Solid-like planetary core motion at low shear rates

Alignment and motionless cores at high shear rates

Formation of elliptical ring chains resembling treadmilling structures

Abstract

We numerically study the dynamic behavior under a symmetric shear flow of selected examples of concentrated phase emulsions with multi-core morphology confined within a microfluidic channel. A variety of new nonequilibrium steady states is reported. Under low shear rates, the emulsion is found to exhibit a solid-like behavior, in which cores display a periodic planetary-like motion with approximately equal angular velocity.
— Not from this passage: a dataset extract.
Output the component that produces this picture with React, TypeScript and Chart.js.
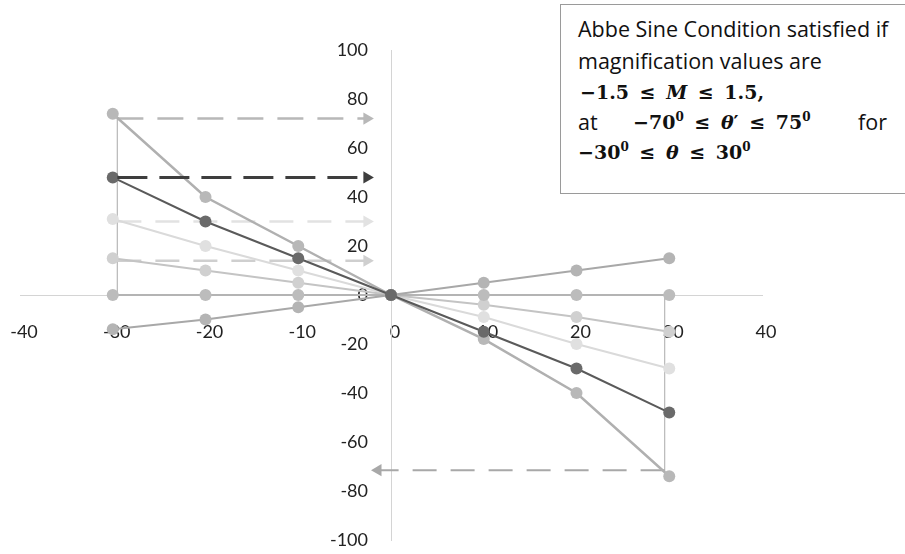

At higher shear rates two steady states emerge, one in which all inner cores align along the flow and become essentially motionless and a further one in which some cores accumulate near the outer interface and produce a dynamical elliptical-shaped ring chain, reminiscent of a treadmilling-like structure, while others occupy the center of the emulsion. A quantitative description in terms of i) motion of the cores, ii) rate of deformation of the emulsion and iii) structure of the fluid flow within the channel is also provided.